▶ [Brief]: Check each line of the records below for the word "that" and copy those where it appears.

▶ [Data extract]:
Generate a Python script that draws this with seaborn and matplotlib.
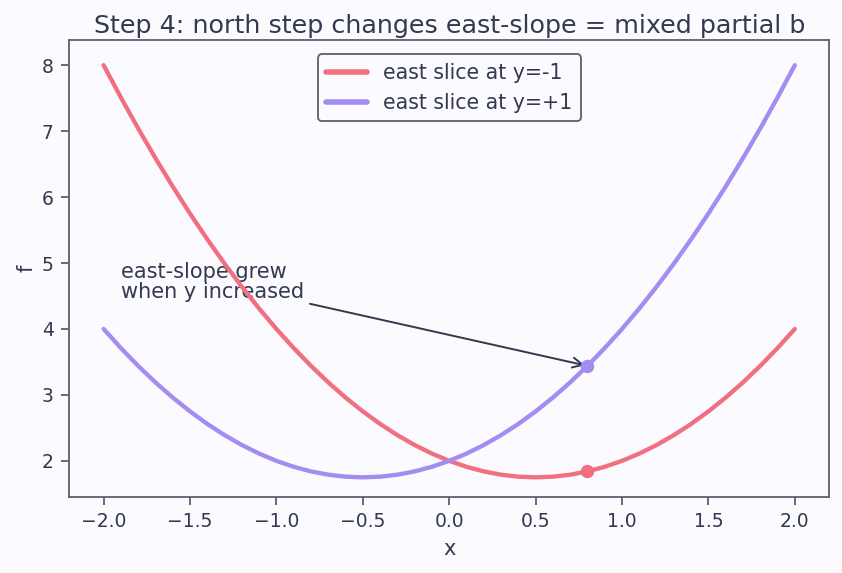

* * *

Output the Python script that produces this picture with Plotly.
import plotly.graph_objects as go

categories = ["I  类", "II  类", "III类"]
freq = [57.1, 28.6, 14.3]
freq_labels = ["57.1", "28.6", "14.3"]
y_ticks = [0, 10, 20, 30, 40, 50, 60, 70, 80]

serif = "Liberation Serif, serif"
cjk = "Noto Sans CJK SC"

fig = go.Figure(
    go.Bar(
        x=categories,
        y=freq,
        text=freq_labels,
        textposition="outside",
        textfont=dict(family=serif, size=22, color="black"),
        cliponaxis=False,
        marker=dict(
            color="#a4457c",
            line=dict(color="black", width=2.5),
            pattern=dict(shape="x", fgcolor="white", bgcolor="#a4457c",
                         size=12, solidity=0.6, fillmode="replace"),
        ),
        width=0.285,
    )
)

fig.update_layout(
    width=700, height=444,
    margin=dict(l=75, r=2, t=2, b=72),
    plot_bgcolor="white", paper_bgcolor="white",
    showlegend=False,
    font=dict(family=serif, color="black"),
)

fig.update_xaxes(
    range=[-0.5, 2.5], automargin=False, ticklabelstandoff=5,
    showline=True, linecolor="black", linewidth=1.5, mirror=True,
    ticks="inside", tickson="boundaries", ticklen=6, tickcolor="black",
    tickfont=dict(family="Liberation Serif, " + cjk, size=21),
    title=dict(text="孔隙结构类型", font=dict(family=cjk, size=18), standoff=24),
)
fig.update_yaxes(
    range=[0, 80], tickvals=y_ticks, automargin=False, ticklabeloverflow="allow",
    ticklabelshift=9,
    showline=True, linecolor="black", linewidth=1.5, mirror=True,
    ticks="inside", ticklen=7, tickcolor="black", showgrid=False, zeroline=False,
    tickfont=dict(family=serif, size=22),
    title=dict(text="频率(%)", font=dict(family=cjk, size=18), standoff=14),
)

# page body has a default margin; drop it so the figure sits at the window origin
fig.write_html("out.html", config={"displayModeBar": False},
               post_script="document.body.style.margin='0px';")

▶ [Output for this task]:
Generate a Python script that draws this with seaborn and matplotlib.
Output the Python script that produces this picture with Plotly.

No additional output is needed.